* DATA LINES:
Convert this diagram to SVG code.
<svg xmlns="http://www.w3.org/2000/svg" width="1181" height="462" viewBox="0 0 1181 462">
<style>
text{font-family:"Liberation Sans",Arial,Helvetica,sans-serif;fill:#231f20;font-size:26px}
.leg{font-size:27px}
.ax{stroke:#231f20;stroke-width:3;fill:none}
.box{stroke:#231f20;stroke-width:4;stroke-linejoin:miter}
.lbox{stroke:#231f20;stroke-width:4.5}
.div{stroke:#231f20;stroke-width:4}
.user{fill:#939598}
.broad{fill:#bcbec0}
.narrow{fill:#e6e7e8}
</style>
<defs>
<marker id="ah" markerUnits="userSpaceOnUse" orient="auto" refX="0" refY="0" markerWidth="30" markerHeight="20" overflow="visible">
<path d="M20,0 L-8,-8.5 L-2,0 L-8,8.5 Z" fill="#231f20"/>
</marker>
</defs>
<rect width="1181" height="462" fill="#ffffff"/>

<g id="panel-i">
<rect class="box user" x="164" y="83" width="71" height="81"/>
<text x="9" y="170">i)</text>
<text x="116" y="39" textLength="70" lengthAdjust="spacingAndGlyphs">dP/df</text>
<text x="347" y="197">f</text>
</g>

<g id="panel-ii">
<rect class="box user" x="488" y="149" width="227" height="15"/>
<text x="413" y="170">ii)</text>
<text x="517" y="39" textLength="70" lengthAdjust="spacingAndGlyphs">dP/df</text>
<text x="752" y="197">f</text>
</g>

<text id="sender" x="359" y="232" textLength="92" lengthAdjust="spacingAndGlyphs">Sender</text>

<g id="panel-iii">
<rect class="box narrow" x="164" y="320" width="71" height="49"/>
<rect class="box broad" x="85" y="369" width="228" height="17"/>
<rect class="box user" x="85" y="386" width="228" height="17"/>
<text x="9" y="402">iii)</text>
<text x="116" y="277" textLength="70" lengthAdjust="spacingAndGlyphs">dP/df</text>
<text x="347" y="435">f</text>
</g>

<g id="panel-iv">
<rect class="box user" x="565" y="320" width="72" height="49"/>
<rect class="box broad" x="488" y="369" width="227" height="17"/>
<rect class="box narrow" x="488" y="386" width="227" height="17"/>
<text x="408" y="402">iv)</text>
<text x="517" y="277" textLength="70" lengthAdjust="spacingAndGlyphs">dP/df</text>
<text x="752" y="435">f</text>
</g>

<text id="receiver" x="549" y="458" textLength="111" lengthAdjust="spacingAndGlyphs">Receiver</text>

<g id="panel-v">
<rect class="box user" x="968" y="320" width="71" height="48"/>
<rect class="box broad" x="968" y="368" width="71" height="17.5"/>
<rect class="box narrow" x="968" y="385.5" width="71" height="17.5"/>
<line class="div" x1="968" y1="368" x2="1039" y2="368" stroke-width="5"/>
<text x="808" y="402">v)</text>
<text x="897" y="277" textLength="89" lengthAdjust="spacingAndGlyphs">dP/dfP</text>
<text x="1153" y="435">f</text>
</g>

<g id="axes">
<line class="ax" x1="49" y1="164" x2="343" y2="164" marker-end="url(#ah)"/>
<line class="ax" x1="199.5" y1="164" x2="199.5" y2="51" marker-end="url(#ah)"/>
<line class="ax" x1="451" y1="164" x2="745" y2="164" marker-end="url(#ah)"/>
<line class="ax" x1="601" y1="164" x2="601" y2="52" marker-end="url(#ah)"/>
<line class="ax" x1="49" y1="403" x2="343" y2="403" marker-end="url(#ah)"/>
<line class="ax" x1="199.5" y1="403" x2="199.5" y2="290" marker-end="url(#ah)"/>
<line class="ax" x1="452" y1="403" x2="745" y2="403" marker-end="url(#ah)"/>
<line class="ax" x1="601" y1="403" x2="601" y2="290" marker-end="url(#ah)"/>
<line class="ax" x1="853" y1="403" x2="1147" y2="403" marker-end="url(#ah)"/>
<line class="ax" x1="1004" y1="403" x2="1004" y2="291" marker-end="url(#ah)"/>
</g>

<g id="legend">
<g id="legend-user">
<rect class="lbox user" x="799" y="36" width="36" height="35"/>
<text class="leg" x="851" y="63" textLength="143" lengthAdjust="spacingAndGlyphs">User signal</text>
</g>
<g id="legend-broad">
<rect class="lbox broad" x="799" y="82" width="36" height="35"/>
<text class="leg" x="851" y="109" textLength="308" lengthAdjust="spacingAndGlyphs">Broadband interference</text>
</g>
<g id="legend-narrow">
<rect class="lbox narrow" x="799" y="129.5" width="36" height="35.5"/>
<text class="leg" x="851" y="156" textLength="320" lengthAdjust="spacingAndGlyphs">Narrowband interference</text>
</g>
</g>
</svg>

* * *

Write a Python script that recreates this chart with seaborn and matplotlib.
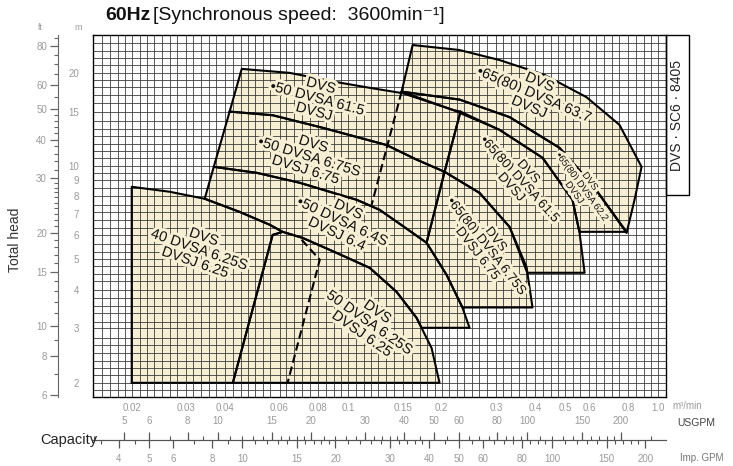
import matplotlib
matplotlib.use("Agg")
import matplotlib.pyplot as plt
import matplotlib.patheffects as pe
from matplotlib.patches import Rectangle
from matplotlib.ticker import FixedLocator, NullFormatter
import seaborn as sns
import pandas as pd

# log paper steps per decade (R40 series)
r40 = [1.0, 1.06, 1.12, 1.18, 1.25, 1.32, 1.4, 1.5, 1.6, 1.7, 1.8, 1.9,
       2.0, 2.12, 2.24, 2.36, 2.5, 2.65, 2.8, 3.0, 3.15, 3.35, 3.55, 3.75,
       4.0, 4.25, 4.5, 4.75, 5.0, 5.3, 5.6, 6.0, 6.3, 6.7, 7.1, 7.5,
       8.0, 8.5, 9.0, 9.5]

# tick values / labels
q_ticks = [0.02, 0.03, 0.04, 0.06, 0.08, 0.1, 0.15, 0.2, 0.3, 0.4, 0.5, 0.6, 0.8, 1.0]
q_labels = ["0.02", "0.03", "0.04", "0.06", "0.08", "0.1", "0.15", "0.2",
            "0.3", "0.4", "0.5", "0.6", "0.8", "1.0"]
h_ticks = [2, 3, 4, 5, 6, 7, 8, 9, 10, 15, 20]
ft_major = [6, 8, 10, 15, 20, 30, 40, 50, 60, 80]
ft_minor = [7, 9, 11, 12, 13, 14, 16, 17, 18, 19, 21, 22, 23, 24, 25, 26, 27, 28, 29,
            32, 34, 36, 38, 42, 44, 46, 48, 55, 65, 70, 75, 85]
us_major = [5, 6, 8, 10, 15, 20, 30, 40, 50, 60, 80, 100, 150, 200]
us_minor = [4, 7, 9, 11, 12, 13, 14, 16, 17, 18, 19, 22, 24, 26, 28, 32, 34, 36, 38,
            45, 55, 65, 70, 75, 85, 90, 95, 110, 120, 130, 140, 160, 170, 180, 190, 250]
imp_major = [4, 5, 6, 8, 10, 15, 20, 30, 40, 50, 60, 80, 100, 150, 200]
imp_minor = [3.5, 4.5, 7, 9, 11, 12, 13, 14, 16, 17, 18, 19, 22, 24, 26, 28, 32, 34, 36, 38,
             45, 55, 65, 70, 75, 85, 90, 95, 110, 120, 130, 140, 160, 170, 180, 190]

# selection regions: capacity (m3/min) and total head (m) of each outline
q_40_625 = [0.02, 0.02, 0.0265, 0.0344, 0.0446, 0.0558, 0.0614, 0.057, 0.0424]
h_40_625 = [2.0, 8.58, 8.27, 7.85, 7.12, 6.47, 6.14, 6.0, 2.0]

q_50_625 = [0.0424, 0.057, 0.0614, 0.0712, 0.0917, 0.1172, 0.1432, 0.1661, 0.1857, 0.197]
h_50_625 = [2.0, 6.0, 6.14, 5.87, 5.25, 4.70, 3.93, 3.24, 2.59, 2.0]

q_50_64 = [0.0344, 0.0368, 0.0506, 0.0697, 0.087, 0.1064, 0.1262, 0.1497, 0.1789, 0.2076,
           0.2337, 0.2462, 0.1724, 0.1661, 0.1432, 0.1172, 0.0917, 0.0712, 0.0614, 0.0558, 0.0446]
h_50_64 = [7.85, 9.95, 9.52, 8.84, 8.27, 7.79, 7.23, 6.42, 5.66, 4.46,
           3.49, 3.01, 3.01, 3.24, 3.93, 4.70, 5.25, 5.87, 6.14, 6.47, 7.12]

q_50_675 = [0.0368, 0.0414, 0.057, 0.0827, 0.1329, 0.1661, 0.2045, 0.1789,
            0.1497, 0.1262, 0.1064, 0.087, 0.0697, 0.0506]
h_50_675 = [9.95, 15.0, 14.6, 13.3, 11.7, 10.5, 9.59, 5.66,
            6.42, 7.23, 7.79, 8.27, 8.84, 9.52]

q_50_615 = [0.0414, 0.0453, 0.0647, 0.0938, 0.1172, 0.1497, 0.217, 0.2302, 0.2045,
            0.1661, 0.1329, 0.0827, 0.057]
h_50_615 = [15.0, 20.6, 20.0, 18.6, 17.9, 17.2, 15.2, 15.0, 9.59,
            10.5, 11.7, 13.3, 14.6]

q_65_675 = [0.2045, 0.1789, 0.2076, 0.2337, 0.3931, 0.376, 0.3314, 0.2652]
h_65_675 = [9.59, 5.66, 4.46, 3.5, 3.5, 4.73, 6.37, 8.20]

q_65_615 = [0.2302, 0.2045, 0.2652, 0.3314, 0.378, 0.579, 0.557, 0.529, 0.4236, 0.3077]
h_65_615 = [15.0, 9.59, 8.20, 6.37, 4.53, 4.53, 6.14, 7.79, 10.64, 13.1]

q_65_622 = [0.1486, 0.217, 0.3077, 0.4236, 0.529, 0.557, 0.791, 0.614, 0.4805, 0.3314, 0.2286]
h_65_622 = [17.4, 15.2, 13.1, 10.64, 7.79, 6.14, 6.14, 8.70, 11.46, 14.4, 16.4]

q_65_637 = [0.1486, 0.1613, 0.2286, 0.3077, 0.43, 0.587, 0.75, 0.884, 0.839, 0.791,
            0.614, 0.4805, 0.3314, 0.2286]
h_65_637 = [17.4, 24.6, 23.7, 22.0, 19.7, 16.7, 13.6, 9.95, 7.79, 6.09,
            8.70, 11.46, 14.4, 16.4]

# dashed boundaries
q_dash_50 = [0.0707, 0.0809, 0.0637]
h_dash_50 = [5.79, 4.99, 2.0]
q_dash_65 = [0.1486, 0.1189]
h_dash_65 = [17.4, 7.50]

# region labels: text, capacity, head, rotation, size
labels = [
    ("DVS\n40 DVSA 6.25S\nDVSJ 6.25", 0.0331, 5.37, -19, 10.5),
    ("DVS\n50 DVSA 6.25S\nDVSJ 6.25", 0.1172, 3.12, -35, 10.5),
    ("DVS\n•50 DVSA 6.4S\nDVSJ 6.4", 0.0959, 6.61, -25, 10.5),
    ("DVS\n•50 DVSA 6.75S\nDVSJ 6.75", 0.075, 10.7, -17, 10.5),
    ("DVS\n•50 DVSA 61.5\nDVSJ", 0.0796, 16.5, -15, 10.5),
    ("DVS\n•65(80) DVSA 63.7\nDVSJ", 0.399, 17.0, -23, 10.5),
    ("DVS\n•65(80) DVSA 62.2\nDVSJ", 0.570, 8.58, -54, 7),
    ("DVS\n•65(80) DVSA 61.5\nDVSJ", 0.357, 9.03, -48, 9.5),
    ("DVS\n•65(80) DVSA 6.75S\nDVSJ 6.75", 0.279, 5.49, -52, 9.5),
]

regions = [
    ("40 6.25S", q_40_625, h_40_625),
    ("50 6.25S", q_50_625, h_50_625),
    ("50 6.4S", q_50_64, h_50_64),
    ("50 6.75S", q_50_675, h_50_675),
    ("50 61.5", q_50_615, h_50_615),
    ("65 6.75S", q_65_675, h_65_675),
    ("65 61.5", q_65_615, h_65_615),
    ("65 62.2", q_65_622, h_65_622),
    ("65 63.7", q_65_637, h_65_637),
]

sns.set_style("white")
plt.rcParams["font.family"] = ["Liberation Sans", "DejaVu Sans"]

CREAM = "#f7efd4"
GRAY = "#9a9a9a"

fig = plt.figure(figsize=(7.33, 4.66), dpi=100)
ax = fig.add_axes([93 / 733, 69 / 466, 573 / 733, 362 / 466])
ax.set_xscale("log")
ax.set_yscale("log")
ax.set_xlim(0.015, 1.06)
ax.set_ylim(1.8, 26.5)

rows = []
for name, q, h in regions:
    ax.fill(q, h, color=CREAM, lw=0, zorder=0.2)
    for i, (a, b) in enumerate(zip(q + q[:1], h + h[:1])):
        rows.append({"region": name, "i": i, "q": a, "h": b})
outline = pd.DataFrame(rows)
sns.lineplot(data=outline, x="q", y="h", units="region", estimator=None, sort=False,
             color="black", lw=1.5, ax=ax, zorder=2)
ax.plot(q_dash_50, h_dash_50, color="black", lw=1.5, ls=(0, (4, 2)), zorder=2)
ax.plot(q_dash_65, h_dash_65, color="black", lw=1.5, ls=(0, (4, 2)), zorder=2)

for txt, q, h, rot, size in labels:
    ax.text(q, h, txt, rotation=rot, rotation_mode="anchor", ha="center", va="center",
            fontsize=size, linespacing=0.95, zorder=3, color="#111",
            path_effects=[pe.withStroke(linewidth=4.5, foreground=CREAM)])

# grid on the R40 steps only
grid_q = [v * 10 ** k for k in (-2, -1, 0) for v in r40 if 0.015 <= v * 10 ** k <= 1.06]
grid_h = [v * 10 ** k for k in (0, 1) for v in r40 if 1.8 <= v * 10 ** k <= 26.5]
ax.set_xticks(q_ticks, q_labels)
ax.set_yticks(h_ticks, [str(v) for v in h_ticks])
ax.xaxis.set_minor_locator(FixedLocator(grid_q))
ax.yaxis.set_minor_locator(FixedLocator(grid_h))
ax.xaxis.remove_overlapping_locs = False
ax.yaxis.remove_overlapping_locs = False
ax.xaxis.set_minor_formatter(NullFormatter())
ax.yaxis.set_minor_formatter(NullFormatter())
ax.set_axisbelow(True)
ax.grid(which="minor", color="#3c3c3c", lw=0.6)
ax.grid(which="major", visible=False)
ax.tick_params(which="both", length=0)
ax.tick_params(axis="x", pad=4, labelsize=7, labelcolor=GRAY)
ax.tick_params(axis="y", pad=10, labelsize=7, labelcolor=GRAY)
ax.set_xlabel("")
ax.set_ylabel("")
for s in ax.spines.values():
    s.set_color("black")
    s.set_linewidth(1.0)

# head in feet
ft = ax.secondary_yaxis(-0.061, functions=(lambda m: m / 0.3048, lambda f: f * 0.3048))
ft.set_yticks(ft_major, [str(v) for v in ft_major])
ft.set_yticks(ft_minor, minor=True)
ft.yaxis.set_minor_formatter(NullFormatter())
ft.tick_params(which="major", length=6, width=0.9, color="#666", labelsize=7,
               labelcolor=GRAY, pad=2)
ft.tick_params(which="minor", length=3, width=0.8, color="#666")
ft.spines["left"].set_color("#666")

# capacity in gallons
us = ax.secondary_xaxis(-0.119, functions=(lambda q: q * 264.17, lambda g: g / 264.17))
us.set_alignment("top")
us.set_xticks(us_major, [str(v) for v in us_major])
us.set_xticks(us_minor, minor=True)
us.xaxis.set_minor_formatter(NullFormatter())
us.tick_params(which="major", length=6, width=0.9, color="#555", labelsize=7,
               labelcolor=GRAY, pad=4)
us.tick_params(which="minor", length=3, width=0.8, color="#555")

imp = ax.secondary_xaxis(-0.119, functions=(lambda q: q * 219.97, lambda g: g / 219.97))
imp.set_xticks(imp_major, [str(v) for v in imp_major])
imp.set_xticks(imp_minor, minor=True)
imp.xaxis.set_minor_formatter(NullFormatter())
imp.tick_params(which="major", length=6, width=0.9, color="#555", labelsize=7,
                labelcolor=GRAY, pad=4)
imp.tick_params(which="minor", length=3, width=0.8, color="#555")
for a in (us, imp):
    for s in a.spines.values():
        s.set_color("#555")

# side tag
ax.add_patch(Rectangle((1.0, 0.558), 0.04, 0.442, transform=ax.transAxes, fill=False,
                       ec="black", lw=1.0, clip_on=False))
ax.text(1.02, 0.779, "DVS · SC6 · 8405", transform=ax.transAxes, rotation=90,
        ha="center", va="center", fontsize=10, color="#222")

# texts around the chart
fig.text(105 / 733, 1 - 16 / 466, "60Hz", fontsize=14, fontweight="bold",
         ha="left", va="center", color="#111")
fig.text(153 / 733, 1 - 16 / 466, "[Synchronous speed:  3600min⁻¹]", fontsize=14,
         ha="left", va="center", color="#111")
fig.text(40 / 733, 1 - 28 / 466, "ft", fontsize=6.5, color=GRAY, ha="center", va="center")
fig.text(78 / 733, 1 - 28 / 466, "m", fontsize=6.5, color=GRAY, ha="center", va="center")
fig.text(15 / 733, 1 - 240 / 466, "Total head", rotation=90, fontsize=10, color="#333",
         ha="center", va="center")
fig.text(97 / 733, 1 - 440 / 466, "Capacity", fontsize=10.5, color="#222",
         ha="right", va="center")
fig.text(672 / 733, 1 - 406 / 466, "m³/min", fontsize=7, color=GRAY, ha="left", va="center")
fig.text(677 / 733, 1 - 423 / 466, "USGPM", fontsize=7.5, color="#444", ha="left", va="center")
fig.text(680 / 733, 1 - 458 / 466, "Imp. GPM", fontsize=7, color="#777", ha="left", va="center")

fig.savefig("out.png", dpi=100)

---

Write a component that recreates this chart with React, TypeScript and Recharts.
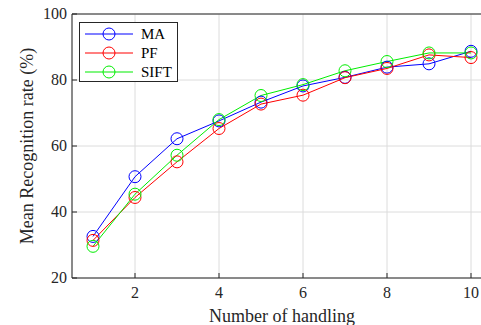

* PROBLEM TO SOLVE:
Pictures do not belong in the copy. Reproduce exactly the lines from the one with "Write a Python" to the one with "8.0, 8.5, 9.0, 9.5]", both lines included.

* RESULT FOR THIS TASK:
Write a Python script that recreates this chart with seaborn and matplotlib.
import matplotlib
matplotlib.use("Agg")
import matplotlib.pyplot as plt
import matplotlib.patheffects as pe
from matplotlib.patches import Rectangle
from matplotlib.ticker import FixedLocator, NullFormatter
import seaborn as sns
import pandas as pd

# log paper steps per decade (R40 series)
r40 = [1.0, 1.06, 1.12, 1.18, 1.25, 1.32, 1.4, 1.5, 1.6, 1.7, 1.8, 1.9,
       2.0, 2.12, 2.24, 2.36, 2.5, 2.65, 2.8, 3.0, 3.15, 3.35, 3.55, 3.75,
       4.0, 4.25, 4.5, 4.75, 5.0, 5.3, 5.6, 6.0, 6.3, 6.7, 7.1, 7.5,
       8.0, 8.5, 9.0, 9.5]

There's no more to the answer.